日本が誇るお茶の新世界!2人のデザイナーが立ち上げた『煎茶堂東京』が国内外で支持される理由
――急須を作ったので、お茶も扱うことに? 古川さん:お茶屋問屋と繋がりがあり、そこから話が進み、お茶農家さんもご紹介いただいています。お茶屋さんには火入れからパッキングまで一貫してご対応いただき、最終的に谷本が味を確認して仕入れが決まるという流れですね。『煎茶堂東京』では、日本全国から厳選した単一農園・単一品種の茶葉、いわゆる「シングルオリジン」を中心に取り扱っています。 ――シングルに特化しているお店は珍しいですね。 古川さん:そうですね。お茶は嗜好品の一部ですし、シングルのコーヒーはあるけれどお茶にはない、だったらシングルを集めてみようということになったんです。日本のお茶はブレンドされているものが多いのですが、それを知らない方が結構多くてびっくりされます。 ――確かに、お茶屋さんで「これはシングルですか?」とは聞かないですよね。 古川さん:逆に、今まで飲んでいたお茶ってシングルじゃなかったんだと驚かれます(笑)。

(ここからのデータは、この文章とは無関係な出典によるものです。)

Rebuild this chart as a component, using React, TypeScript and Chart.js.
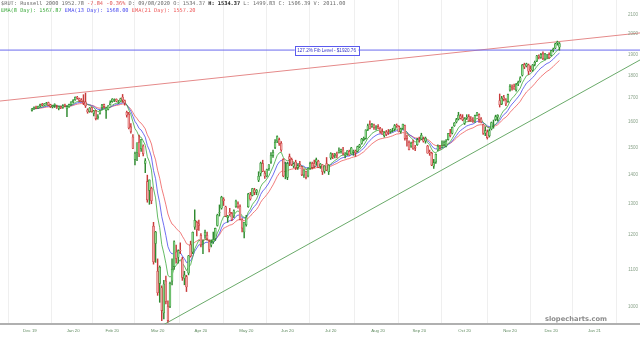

日本茶のイメージを覆すスタイリッシュな茶筒のデザインとカラーの秘密
――店頭には何種類くらいのお茶があるのでしょうか? 古川さん:今、弊社で扱っているシングルオリジンの煎茶は現在65品種、そこから約20品種ほどに絞って並べています。それを毎月2~3品種入れ変えているという感じですね。オリジナルの茶筒はイタリアのペンキ職人さんが使っている缶からヒントを得たデザインで、スタッキングができるよう上蓋がなく、かなり密閉度が高いつくりになっています。透明急須の上にジャストサイズで乗る省スペース設計で、日本の台所事情をおさえているところも特徴です。 ――急須も茶筒も、出しっぱなしにしていても映えますよね。 古川さん:それも考慮してデザインされています。茶筒のパッケージには、キャッチコピーや品種名、生産地、標高、焙煎温度などの情報が入っていて、その情報を数値化して独自の色に当て込み、巻紙の色を作っています。なので、色にもすべて意味があり、このカラーバリエーションが生まれています。 古川さん:茶葉も作物なので、年度によって出る味の変化に対応するため、火入れの温度を変えるなど調整をします。すると、巻紙の色も変わるんですね。似ている色もありますが、実は微妙に違うんですよ。また、通し番号が付いているので、数字にこだわる記念日や結婚式の引き出物にもお使いいただいています。